How do you know how reliable a computer system is? We talk about system availability meaning how long it is available for. For example, if a system is down (unavailable) for 1 hour in a 100 hour period, then the system availability is 99% for this period. Normally equipment manufacturers will quote average availability over a long period of time. Another way of measuring a system’s reliability is to measure the length of time between system failures. MTBF is the Mean Time Between Failure and is quoted by equipment manufacturers as an indication of reliability.

Q. Make a list of systems failures from research on the internet. (Remember to note your sources.) Suggest ways which in your opinion these failures could have been avoided.

Protecting against system failures

If a computer system’s reliability is very important then a company may need to have spare hardware in place just in case of system failures. Hardware redundancy is one way to protect systems. This means having more than one of a critical component. For example, the computers in a commercial aeroplane will all have backup computers to take their place if they go wrong.

If software or hardware problems occur, the data is most at risk. This will be stored on a disk on a server somewhere.

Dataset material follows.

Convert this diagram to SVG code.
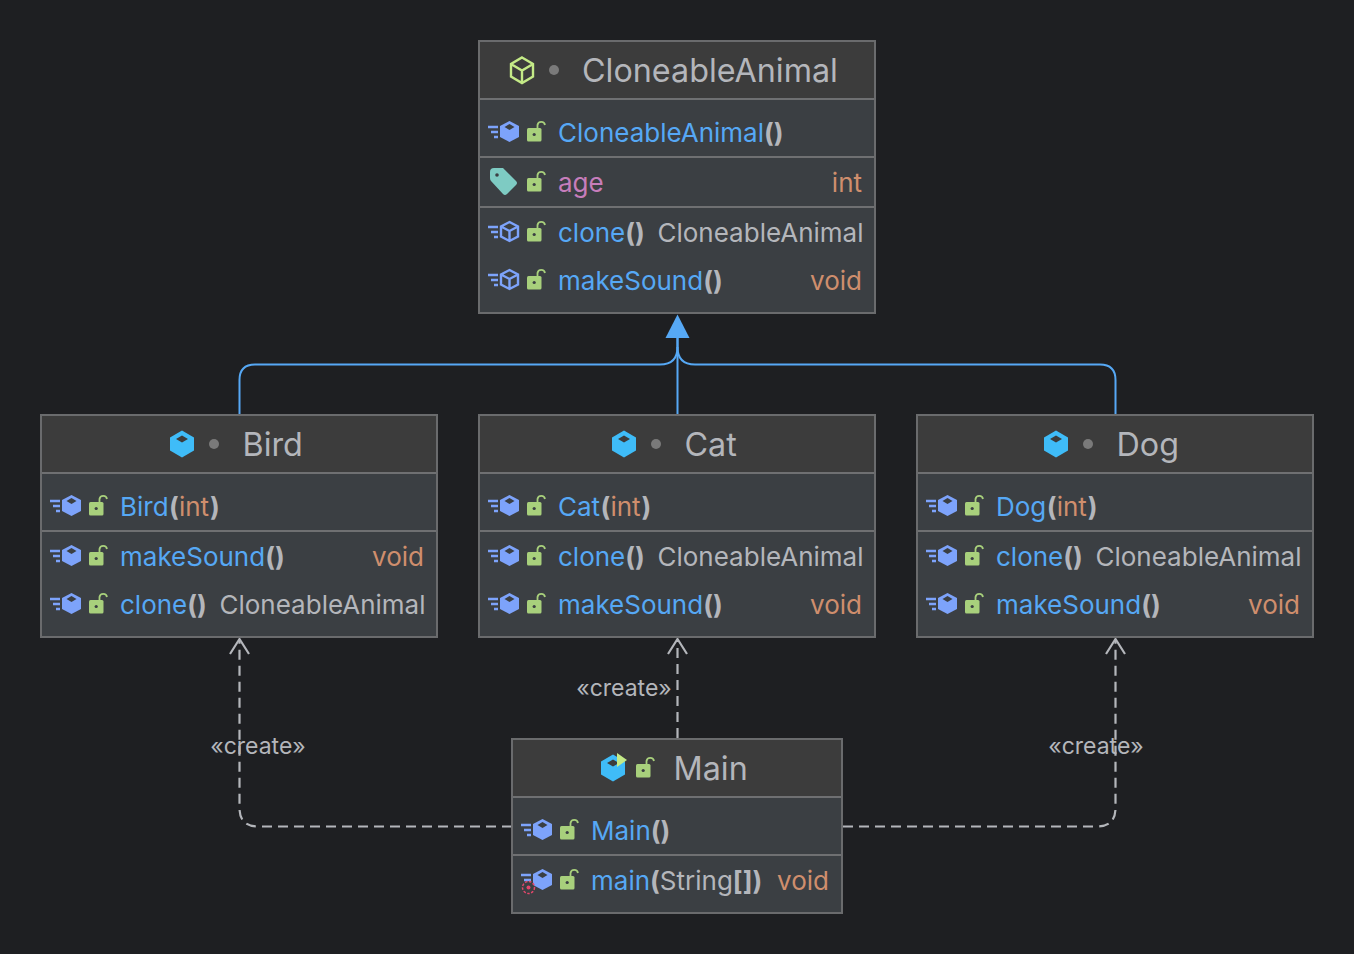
<svg xmlns="http://www.w3.org/2000/svg" width="1354" height="954" viewBox="0 0 1354 954">
<style>
text{font-family:Inter,"Liberation Sans",sans-serif;font-size:26px;fill:#b4b6bb}
.t{font-size:32.300px;fill:#b4b6bb}
.b{fill:#56a8f5}
.o{fill:#cf8e6d}
.p{fill:#c77dbb}
.k{font-weight:700}
.l{font-size:23px;fill:#b4b6bb}
.box{fill:#3b3f43;stroke:#6a6b6d;stroke-width:2}
.head{fill:#3c3c3c}
.div{stroke:#6f7072;stroke-width:2;fill:none}
.inh{fill:none;stroke:#56a8f5;stroke-width:2}
.dep{fill:none;stroke:#b4b6bb;stroke-width:2.200;stroke-dasharray:10 6}
.arr{fill:none;stroke:#b4b6bb;stroke-width:2.200}
</style>
<defs>
<g id="lock"><rect x="39" y="-4" width="14.500" height="13.500" rx="1.500" fill="#a8d07c"/><path d="M49.500-4V-7a3.800 3.800 0 0 1 7.500 0" fill="none" stroke="#a8d07c" stroke-width="1.800"/><circle cx="46.200" cy="2.500" r="1.600" fill="#3b3f43"/></g>
<g id="speed"><path d="M0-5H10M3 0H10M6 5H10" stroke="#7da3fb" stroke-width="2.400" fill="none"/></g>
<g id="mf"><use href="#speed"/><path d="M21.500-11 31-6V5L21.500 10 12 5V-6Z" fill="#7da3fb"/><path d="M21.500-8 26.500-5 21.500-2 16.500-5Z" fill="#3b3f43"/><use href="#lock"/></g>
<g id="mo"><use href="#speed"/><path d="M21.500-10 30-5.500V4.500L21.500 9 13 4.500V-5.500ZM13-5.500 21.500-1 30-5.500M21.500-1V9" fill="none" stroke="#7da3fb" stroke-width="2.400"/><use href="#lock"/></g>
<g id="cube"><path d="M12-13 24-6V7L12 14 0 7V-6Z" fill="#3fbcf8"/><path d="M12-8 18-4.500 12-1 6-4.500Z" fill="#3c3c3c"/></g>
</defs>
<rect width="1354" height="954" fill="#1e1f22"/>
<g id="connectors">
<path class="inh" d="M239.500 414V380Q239.500 364.500 255 364.500H660Q677.500 364.500 677.500 347V335"/>
<path class="inh" d="M1115.500 414V380Q1115.500 364.500 1100 364.500H695Q677.500 364.500 677.500 347"/>
<path class="inh" d="M677.500 414V335"/>
<path d="M677.500 314.500 689.500 338H665.500Z" fill="#56a8f5"/>
<path class="dep" d="M512 826.500H258Q239.500 826.500 239.500 808V640"/>
<path class="arr" d="M230 654 239.500 639 249 654"/>
<path class="dep" d="M677.500 738V640"/>
<path class="arr" d="M668 654 677.500 639 687 654"/>
<path class="dep" d="M843 826.500H1097Q1115.500 826.500 1115.500 808V640"/>
<path class="arr" d="M1106 654 1115.500 639 1125 654"/>
<text class="l" x="258" y="754" text-anchor="middle">«create»</text>
<text class="l" x="624" y="696" text-anchor="middle">«create»</text>
<text class="l" x="1096" y="754" text-anchor="middle">«create»</text>
</g>
<g id="node-cloneable">
<rect class="box" x="479" y="41" width="396" height="272"/>
<rect class="head" x="480" y="42" width="394" height="57"/>
<path class="div" d="M480 99H874M480 157H874M480 207H874"/>
<path d="M522 57.500 533 64V76.500L522 83 511 76.500V64ZM511 64 522 70.500 533 64M522 70.500V83" fill="none" stroke="#c4ea87" stroke-width="2.400"/>
<circle cx="554" cy="70" r="5" fill="#7a7a7a"/>
<text class="t" x="582" y="82">CloneableAnimal</text>
<use href="#mf" x="488" y="132"/>
<text x="558" y="142"><tspan class="b">CloneableAnimal</tspan><tspan class="k">()</tspan></text>
<path d="M490 172Q490 168 494 168H503L516 181Q518 183 516 185L507 194Q505 196 503 194L491 181Q490 180 490 178Z" fill="#7ecbc3"/>
<circle cx="497" cy="175" r="1.800" fill="#3b3f43"/>
<use href="#lock" x="488" y="182"/>
<text class="p" x="558" y="192">age</text>
<text class="o" x="862" y="192" text-anchor="end">int</text>
<use href="#mo" x="488" y="232"/>
<text x="558" y="242"><tspan class="b">clone</tspan><tspan class="k">()</tspan></text>
<text x="863.500" y="242" text-anchor="end">CloneableAnimal</text>
<use href="#mo" x="488" y="280"/>
<text x="558" y="290"><tspan class="b">makeSound</tspan><tspan class="k">()</tspan></text>
<text class="o" x="862" y="290" text-anchor="end">void</text>
</g>
<g id="node-bird">
<rect class="box" x="41" y="415" width="396" height="222"/>
<rect class="head" x="42" y="416" width="394" height="57"/>
<path class="div" d="M42 473H436M42 531H436"/>
<use href="#cube" x="170" y="443.500"/>
<circle cx="214" cy="444" r="5" fill="#7a7a7a"/>
<text class="t" x="242.500" y="456">Bird</text>
<use href="#mf" x="50" y="506"/>
<text x="120" y="516"><tspan class="b">Bird</tspan><tspan class="k" dx="0.500">(</tspan><tspan class="o">int</tspan><tspan class="k" dx="1">)</tspan></text>
<use href="#mf" x="50" y="556"/>
<text x="120" y="566"><tspan class="b">makeSound</tspan><tspan class="k">()</tspan></text>
<text class="o" x="424" y="566" text-anchor="end">void</text>
<use href="#mf" x="50" y="604"/>
<text x="120" y="614"><tspan class="b">clone</tspan><tspan class="k">()</tspan></text>
<text x="425.500" y="614" text-anchor="end">CloneableAnimal</text>
</g>
<g id="node-cat">
<rect class="box" x="479" y="415" width="396" height="222"/>
<rect class="head" x="480" y="416" width="394" height="57"/>
<path class="div" d="M480 473H874M480 531H874"/>
<use href="#cube" x="612" y="443.500"/>
<circle cx="656" cy="444" r="5" fill="#7a7a7a"/>
<text class="t" x="684.500" y="456">Cat</text>
<use href="#mf" x="488" y="506"/>
<text x="558" y="516"><tspan class="b">Cat</tspan><tspan class="k" dx="0.500">(</tspan><tspan class="o">int</tspan><tspan class="k" dx="1">)</tspan></text>
<use href="#mf" x="488" y="556"/>
<text x="558" y="566"><tspan class="b">clone</tspan><tspan class="k">()</tspan></text>
<text x="863.500" y="566" text-anchor="end">CloneableAnimal</text>
<use href="#mf" x="488" y="604"/>
<text x="558" y="614"><tspan class="b">makeSound</tspan><tspan class="k">()</tspan></text>
<text class="o" x="862" y="614" text-anchor="end">void</text>
</g>
<g id="node-dog">
<rect class="box" x="917" y="415" width="396" height="222"/>
<rect class="head" x="918" y="416" width="394" height="57"/>
<path class="div" d="M918 473H1312M918 531H1312"/>
<use href="#cube" x="1044" y="443.500"/>
<circle cx="1088" cy="444" r="5" fill="#7a7a7a"/>
<text class="t" x="1116.500" y="456">Dog</text>
<use href="#mf" x="926" y="506"/>
<text x="996" y="516"><tspan class="b">Dog</tspan><tspan class="k" dx="0.500">(</tspan><tspan class="o">int</tspan><tspan class="k" dx="1">)</tspan></text>
<use href="#mf" x="926" y="556"/>
<text x="996" y="566"><tspan class="b">clone</tspan><tspan class="k">()</tspan></text>
<text x="1301.500" y="566" text-anchor="end">CloneableAnimal</text>
<use href="#mf" x="926" y="604"/>
<text x="996" y="614"><tspan class="b">makeSound</tspan><tspan class="k">()</tspan></text>
<text class="o" x="1300" y="614" text-anchor="end">void</text>
</g>
<g id="node-main">
<rect class="box" x="512" y="739" width="330" height="174"/>
<rect class="head" x="513" y="740" width="328" height="57"/>
<path class="div" d="M513 797H841M513 855H841"/>
<use href="#cube" x="601" y="767.500"/>
<path d="M617 753 627 760 617 767Z" fill="#c4ea87"/>
<use href="#lock" x="597" y="768"/>
<text class="t" x="673.500" y="780">Main</text>
<use href="#mf" x="521" y="830"/>
<text x="591" y="840"><tspan class="b">Main</tspan><tspan class="k">()</tspan></text>
<use href="#mf" x="521" y="880"/>
<circle cx="528.500" cy="887.500" r="6" fill="#3b3f43" stroke="#e5476b" stroke-width="1.500" stroke-dasharray="2.500 1.500"/>
<circle cx="528.500" cy="887.500" r="2" fill="#e5476b"/>
<text x="591" y="890"><tspan class="b">main</tspan><tspan class="k">(</tspan>String<tspan class="k">[])</tspan></text>
<text class="o" x="829" y="890" text-anchor="end">void</text>
</g>
</svg>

As well as redundant hardware companies must make sure that data is backed up regularly.

Sometimes computer systems are so important to a company that they cannot function without them. A computer system failure could mean that a company goes out of business in just a few days. Disaster recovery plans are sometimes put in place so a company can switch over to a complete, new system with all their own data on it, often with hours. There are disaster recovery companies that specialise in offering this service to companies who depend on their computer systems.

Q. What is meant by the term RAID storage?